Data:
------------------------

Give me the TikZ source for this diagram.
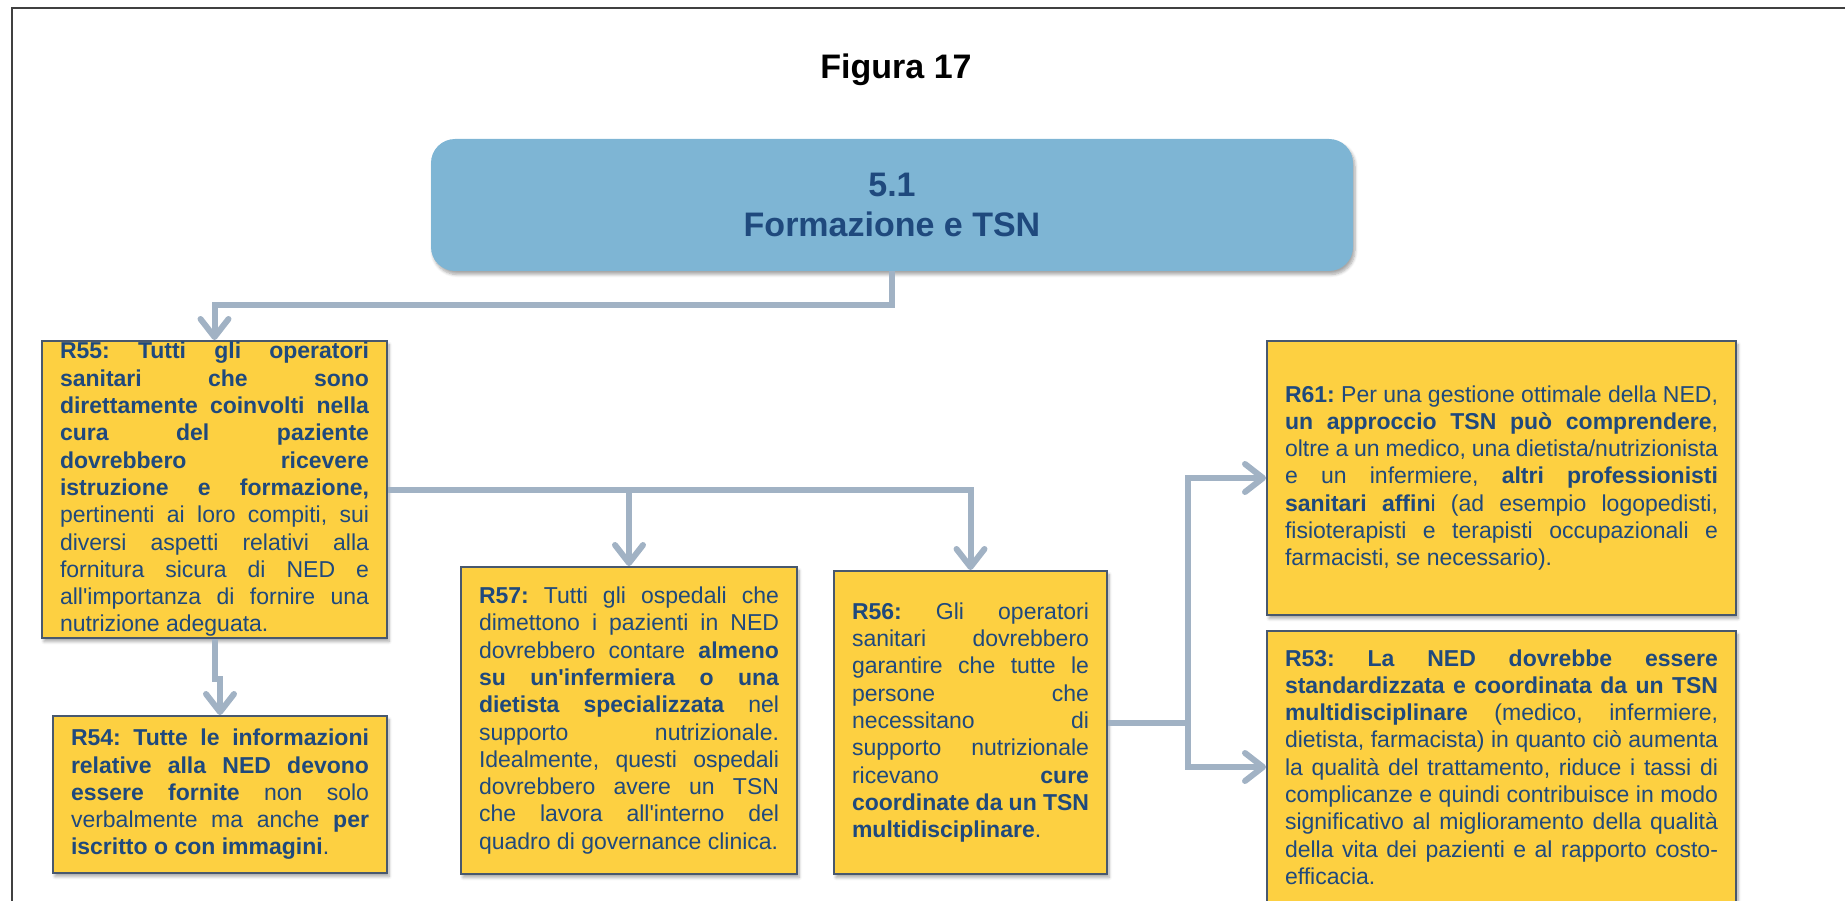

------------------------

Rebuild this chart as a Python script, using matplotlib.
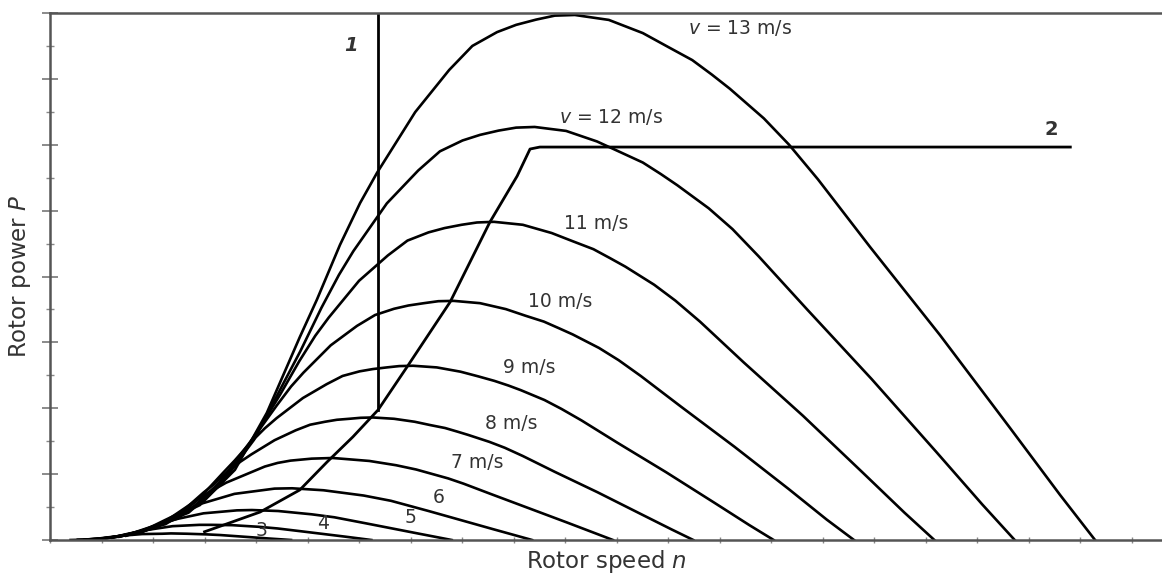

------------------------

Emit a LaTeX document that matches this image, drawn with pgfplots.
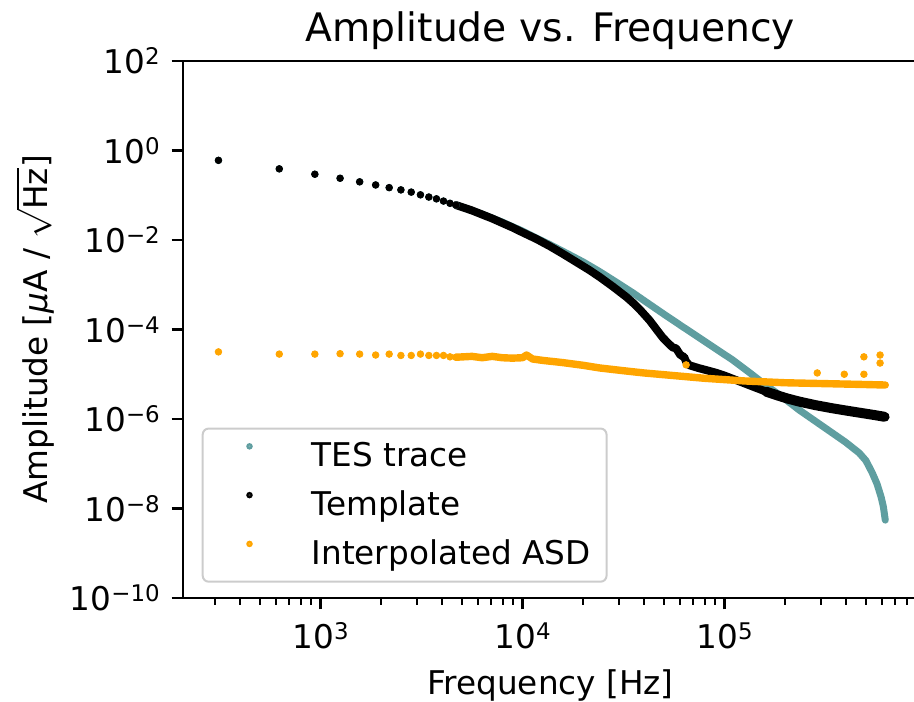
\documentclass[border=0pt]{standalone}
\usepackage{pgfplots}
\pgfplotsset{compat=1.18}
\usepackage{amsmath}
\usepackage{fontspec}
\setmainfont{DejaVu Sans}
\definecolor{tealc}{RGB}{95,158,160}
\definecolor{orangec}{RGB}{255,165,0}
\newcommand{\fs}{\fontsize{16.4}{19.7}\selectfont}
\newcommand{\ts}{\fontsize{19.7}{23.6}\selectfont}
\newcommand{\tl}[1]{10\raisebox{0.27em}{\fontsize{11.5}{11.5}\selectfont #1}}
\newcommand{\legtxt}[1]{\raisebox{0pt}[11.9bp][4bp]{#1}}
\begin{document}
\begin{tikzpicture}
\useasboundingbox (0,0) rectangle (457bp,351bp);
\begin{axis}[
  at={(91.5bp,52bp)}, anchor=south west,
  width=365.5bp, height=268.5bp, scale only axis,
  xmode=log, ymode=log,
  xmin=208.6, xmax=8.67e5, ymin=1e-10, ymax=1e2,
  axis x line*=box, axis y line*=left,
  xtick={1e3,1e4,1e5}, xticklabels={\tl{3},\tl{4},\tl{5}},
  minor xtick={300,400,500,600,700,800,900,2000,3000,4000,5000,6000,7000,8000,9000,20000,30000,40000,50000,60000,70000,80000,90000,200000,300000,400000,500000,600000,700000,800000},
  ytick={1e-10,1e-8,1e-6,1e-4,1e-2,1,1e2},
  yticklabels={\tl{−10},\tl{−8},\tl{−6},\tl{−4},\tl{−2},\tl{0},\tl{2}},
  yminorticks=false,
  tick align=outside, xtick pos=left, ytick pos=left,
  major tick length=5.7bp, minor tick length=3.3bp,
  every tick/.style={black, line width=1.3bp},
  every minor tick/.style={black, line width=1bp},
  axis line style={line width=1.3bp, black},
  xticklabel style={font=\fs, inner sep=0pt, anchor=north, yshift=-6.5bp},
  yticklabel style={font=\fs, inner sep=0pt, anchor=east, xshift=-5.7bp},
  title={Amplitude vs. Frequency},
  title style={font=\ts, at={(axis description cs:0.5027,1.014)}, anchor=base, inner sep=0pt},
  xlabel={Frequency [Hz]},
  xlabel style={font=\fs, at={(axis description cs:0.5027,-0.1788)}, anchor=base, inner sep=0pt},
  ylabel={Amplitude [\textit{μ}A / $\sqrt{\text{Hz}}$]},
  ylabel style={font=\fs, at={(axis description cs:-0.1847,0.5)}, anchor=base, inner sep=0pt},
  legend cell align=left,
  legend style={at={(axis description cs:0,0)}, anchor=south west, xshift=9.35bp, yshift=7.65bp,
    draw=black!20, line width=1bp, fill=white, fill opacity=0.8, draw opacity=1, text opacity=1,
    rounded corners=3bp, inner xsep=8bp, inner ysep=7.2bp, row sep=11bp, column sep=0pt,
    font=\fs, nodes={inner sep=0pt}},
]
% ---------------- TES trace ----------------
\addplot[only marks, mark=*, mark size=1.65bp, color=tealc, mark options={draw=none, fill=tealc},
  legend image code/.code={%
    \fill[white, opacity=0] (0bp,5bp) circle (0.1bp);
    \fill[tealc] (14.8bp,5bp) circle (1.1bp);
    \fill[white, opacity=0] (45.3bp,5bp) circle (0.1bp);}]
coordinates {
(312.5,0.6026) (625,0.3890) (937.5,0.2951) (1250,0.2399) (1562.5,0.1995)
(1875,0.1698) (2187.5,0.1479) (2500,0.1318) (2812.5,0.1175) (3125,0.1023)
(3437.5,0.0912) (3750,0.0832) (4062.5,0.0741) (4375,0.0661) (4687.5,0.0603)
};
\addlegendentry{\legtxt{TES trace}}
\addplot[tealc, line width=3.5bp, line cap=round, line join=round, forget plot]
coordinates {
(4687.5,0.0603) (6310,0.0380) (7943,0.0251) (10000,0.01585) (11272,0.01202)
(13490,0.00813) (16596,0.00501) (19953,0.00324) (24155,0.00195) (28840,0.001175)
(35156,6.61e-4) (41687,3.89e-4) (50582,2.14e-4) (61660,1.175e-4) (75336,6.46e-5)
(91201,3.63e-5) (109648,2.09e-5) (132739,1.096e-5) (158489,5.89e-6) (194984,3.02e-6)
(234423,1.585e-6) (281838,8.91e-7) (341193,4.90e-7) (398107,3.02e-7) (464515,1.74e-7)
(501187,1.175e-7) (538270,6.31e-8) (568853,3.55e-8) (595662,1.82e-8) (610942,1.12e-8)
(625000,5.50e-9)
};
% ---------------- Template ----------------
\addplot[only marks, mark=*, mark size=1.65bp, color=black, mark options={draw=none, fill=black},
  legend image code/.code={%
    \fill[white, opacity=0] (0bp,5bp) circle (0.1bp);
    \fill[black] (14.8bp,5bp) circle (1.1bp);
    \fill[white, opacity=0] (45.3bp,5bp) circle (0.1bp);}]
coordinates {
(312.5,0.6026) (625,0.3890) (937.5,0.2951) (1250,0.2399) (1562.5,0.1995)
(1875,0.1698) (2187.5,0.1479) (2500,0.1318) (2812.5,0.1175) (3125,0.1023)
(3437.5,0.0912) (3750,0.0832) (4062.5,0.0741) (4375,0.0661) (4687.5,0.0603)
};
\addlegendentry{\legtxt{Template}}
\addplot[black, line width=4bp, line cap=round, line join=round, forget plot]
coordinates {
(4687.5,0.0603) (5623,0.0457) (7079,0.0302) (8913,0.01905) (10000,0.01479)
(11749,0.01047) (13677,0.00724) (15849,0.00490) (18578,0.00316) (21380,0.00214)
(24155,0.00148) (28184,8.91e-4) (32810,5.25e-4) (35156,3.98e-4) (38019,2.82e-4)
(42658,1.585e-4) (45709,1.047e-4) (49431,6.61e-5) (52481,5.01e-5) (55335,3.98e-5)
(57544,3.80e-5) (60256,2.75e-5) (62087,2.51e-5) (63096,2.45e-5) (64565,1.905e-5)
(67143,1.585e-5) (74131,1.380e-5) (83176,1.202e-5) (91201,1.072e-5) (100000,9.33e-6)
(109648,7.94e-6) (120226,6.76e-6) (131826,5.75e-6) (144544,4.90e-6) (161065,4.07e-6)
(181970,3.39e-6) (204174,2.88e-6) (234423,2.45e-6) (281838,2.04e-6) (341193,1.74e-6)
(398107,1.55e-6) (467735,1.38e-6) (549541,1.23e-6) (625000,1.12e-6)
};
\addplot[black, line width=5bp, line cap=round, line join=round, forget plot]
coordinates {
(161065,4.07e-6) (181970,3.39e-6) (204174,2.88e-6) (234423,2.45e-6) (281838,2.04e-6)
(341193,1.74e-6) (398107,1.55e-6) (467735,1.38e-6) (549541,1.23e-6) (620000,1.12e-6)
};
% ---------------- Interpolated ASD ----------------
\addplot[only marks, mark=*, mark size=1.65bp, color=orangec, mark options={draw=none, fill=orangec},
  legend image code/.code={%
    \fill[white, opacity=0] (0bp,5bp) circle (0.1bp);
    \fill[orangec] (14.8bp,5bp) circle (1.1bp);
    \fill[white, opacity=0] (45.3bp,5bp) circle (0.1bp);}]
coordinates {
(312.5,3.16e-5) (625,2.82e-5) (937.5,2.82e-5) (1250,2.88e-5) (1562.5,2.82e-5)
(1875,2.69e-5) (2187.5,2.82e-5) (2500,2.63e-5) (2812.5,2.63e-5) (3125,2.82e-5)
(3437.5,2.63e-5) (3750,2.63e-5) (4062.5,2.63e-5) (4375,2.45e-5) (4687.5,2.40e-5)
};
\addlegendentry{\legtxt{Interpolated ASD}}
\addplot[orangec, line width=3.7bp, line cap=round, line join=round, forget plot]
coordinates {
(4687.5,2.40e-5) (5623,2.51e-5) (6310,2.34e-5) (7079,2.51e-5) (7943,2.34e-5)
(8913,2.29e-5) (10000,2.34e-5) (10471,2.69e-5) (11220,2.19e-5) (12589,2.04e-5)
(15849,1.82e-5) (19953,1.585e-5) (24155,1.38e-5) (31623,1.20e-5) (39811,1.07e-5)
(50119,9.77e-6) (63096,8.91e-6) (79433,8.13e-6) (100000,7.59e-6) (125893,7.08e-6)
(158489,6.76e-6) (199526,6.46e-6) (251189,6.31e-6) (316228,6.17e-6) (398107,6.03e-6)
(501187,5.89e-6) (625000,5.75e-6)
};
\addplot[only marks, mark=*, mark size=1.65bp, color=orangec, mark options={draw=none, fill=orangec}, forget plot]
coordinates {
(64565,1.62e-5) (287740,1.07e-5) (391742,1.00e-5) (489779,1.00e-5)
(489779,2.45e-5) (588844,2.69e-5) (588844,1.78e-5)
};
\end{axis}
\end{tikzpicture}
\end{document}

------------------------

Your task:
Return all lines of the material above in which the word "this" occurs.

Answer to the task:
Give me the TikZ source for this diagram.
Rebuild this chart as a Python script, using matplotlib.
Emit a LaTeX document that matches this image, drawn with pgfplots.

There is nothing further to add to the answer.